Rough-chop and throw in all your models about being ready in the ahsobriquet, too, while we're at it!
When the student is ready, the rhubarb will appear...especially if said student ("Oh, me, me, ME!!!") needs to sit with the discomfort of never, ever being anything close something called "ready"--especially in Spring.

Ready for the path I'm on, ready for all the digging and tilling and planting ad justplainweeding which must be done, ready for the next scarlet step, my foliage unfurling. Ready to work with it all, as it comes up.
Maybe there is only "ready enough." 
I like "ready enough" because it smacks--tart-sweet rhubarb-esquely--of the Middle Way, doesn't it? Gardening note: You can plant your own rhubarb, but you'll have to wait a few years to harvest it. This isn't the same as it being ready.


Once it takes, then it's something you'll find you have a lot of without having to ask; you won't have to be "ready" (ask yourself: are you ready for the sun or to breathe), it'll grow seemingly--but just seemingly--wild in your own back yard.
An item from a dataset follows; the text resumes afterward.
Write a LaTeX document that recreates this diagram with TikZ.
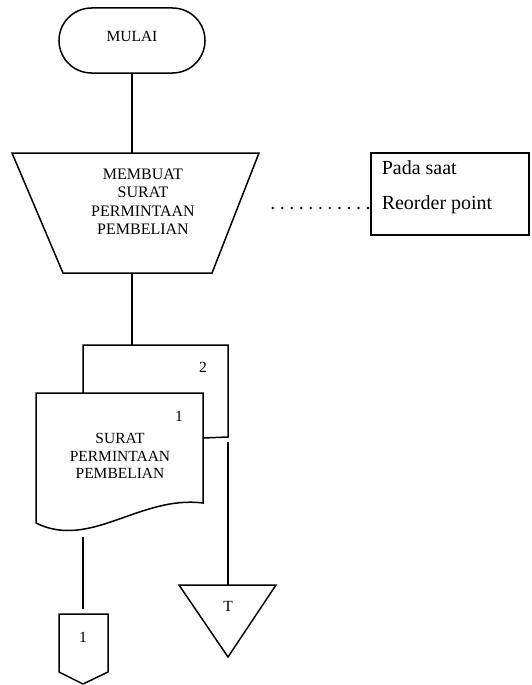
\documentclass[tikz,border=0pt]{standalone}
\usepackage{fontspec}
\setmainfont{Liberation Serif}
\usetikzlibrary{shapes.misc}
\begin{document}
\begin{tikzpicture}[x=1pt,y=-1pt,
  line width=1.5pt,
  lbl/.style={font=\fontsize{16}{18.5}\selectfont, inner sep=0pt, align=center},
  doclbl/.style={font=\fontsize{15.5}{17.8}\selectfont, inner sep=0pt, align=center},
  note/.style={font=\fontsize{20}{24}\selectfont, inner sep=0pt, anchor=base west},
  flow/.style={draw, line width=1.5pt},
  dotline/.style={draw, line width=2.7pt, line cap=round, dash pattern=on 0pt off 9.53pt}]
\useasboundingbox (0,0) rectangle (531,685);

% start terminal
\node[draw, rounded rectangle, minimum width=146pt, minimum height=65pt, inner sep=0pt] (start) at (132,40.5) {};
\node[doclbl] (starttxt) at (132,36) {MULAI};

% manual operation (trapezoid)
\draw (12,153) -- (259,153) -- (212,273) -- (63,273) -- cycle;
\coordinate (procTop) at (132,153);
\coordinate (procBot) at (132,273);
\node[lbl] (proc) at (143,201.5) {MEMBUAT\\SURAT\\PERMINTAAN\\PEMBELIAN};

% annotation box
\node[draw, minimum width=158pt, minimum height=82pt, inner sep=0pt] (notebox) at (450,194) {};
\node[note] (note1) at (381,174) {Pada saat};
\node[note] (note2) at (381,209) {Reorder point};
\coordinate (dotA) at (272.7,208);
\coordinate (dotB) at (368.5,208);
\path[dotline] (dotA) -- (dotB);

% document copy 2 (behind)
\draw (83,393) -- (83,345) -- (228,345) -- (228,437) -- (203,438);
\coordinate (docTop) at (132,345);
\coordinate (doc2Out) at (228,442);
\node[doclbl] (num2) at (203,367) {2};

% document copy 1 (front)
\draw (36,523) -- (36,393) -- (203,393) -- (203,503)
      .. controls (140,495) and (90,550) .. (36,523);
\node[doclbl] (num1) at (179,416) {1};
\node[doclbl] (doc) at (120,456) {SURAT\\PERMINTAAN\\PEMBELIAN};
\coordinate (doc1Out) at (83,537);

% off-page connector
\draw (59,614) -- (108,614) -- (108,672) -- (83,684) -- (59,672) -- cycle;
\coordinate (offTop) at (83,609);
\node[doclbl] (offtxt) at (83,637) {1};

% file (triangle)
\draw (179,585) -- (276,585) -- (228,657) -- cycle;
\coordinate (fileTop) at (228,585);
\node[doclbl] (filetxt) at (228,606) {T};

% connectors
\path[flow] (start.south) -- (procTop);
\path[flow] (procBot) -- (docTop);
\path[flow] (doc1Out) -- (offTop);
\path[flow] (doc2Out) -- (fileTop);
\end{tikzpicture}
\end{document}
As it grows, you'll learn to respect, to work with, and to make use of it
Ahso, there aren't very many questions as interesting to me as "Now how do I work with that?," and the motherlodestone of all questions: "Is it useful?"
And that's a question I know how to work with, because rhubarb is a methods food, and I am a methods maven.
I suppose that in the end, no matter what you do, you're only a garden bed: you ready yourself by non-doing and by doing. You're as good as your soil and your right effort, and also this: you're as good as your patience. As good as sitting on your hands--"and these, too"--and just observing it all unfolding. 
When I was about twenty, I read these words of one of my heroes, John Dewey, and they forever changed the course of my life--as a teacher, as cook, as a spiritual being on a human path: "Start where the learner is and proceed."
And I am still proceeding, and proseeding, twenty years later--right up to this insight which sprouted about twenty minutes ago: 
In a far-out way, and with a deep, rhubarb-red bow to Ram Dass (another of my greatest teachers), maybe before you can learn anything (like what to do with rhubarb), you have to start where you is, and actually Be that which is Here Now.

Hmm.

I just realized that I "learned" to work with rhubarb by recalling the taste I'd known easily and often as a child, but was missing as an adult. I have a few memories of my grandmother paring a carrot or an apple, of picking berries with her, but mostly, it's a feeling that guides me. I have the full and open sensation of being completely loved and accepted, of being allowed to try things for myself in her kitchen. Later, when I met my husband (whose own grandmother's love, curiously or not, predisposed him to rhubarb), I found this same taste in my mouth. And "it"--and I--woke up: this need to taste that rhubarb-red love of acceptance, to feel at home in my own heart. So, that's how I cook: like I'm trying to get back there. Several thousand times a day, coming back to where I already is.
But recipe-wise (I have a few of hers; they are beautifully written and ingredient-descriptive, with no actual amounts), all I've really got to go on is the smell of love, the ultimate, olfactory construct of memory which has the power to make then, Now. You might say then, that love can transform time without actually doing anything.




It's pretty simple: I "learned" to make the beloved jam by making the beloved jam (and the Good Bread)--and by watching the look on my beloved's face when he eats it: my heart, reflected. 


My husband is a very tolerant and wise man, who never questions unabashed Dharma love, or that the rhubarb rising will transform into jam, in time.


 Jam is a highly reflective surface:



"We do not learn from our experiences; we learn by reflecting on our experiences." ~ John Dewey

That's it. That's the shinyred-rhubarb reflection for today--now work with it.